A 1995 Entertainment Weekly review of the Sony Classical CD release of Newman's score for Little Women commented: "Pastiche-Copland often sounds tired, but Thomas Newman's glowing score to the latest version of Little Women proves that it can also, occasionally, be inspired. If Newman's score works so miraculously well, it may be because he seems to have peppered the Coplandisms with canny seasonings from Charles Ives, the mad genius of Danbury, Connecticut." The following year the same publication commented on the CD from The People vs.
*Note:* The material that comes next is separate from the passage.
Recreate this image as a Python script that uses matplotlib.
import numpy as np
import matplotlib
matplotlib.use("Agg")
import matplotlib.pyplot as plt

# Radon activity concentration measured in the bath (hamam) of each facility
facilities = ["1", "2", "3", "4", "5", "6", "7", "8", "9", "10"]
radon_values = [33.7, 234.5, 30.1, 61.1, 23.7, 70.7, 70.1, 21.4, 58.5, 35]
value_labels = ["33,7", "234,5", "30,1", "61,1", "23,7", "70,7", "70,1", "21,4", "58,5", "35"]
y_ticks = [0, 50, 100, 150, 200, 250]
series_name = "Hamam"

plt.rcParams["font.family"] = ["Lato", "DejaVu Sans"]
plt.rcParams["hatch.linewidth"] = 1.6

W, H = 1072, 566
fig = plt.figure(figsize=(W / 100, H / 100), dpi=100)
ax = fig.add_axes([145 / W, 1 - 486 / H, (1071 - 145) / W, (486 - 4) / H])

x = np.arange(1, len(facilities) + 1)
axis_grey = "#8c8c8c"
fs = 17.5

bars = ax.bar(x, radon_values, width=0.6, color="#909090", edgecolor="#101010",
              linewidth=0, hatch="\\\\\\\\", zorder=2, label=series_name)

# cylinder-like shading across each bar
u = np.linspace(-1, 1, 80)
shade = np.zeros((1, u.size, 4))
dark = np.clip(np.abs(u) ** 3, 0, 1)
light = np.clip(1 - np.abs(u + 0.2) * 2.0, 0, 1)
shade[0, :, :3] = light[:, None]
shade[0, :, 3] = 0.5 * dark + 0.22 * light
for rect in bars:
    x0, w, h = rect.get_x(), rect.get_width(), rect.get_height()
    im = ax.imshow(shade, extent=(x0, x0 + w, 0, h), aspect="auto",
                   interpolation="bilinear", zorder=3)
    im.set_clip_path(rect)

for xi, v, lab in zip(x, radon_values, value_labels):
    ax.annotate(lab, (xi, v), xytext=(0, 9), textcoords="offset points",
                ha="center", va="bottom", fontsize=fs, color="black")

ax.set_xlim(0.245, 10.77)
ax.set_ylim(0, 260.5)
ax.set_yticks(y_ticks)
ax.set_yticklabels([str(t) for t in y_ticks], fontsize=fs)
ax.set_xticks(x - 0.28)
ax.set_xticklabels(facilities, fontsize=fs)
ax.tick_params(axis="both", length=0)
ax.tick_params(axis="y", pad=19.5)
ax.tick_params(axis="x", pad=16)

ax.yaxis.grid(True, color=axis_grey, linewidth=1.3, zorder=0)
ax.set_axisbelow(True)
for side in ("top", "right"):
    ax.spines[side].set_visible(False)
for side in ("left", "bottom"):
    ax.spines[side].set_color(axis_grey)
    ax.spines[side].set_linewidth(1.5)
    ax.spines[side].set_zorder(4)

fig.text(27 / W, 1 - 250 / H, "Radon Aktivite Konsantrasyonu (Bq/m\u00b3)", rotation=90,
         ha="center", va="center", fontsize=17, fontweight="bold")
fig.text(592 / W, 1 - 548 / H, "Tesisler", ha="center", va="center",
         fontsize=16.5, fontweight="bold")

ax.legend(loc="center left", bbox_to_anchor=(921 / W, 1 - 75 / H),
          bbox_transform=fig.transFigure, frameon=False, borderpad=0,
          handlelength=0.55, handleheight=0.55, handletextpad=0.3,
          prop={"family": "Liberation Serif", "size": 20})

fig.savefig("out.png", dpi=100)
Larry Flint : "This elegant and austere orchestral score by Thomas Newman becomes progressively more abstract and brooding, absorbing the country, gospel, and pop songs studding the album."
However, in a New Republic review of Meet Joe Black , Stanley Kauffmann complained that "Thomas Newman's music should not pass without a protest: it's the nosiest compilation of bangs and surges in several weeks." It might also be noted that the complaints of elder critic Kauffmann were not dissimilar to certain grumblings voiced against another young genius of modern film music, Elmer Bernstein, in the early 1950s.
Contemporary film music has changed radically from the days when Newman's father, Alfred, created his legendary symphonic scores for 20th Century-Fox, and today's Hollywood composers often find themselves providing supplementary instrumental scoring for a collection of chart-hopeful pop-music chart tracks. While Thomas Newman does not possess the readily recognizable style of his father and other classic Golden Age musicians, he is an amazingly versatile musician with the uncanny gift for creating a new and utterly appropriate sound for each new film he scores. In addition to his AA nominations Newman has received five BMI Music Awards, and several Grammy and Golden Globe nominations. Newman was again nominated for an Oscar for his score for American Beauty , the film which won for Best Picture in 2000.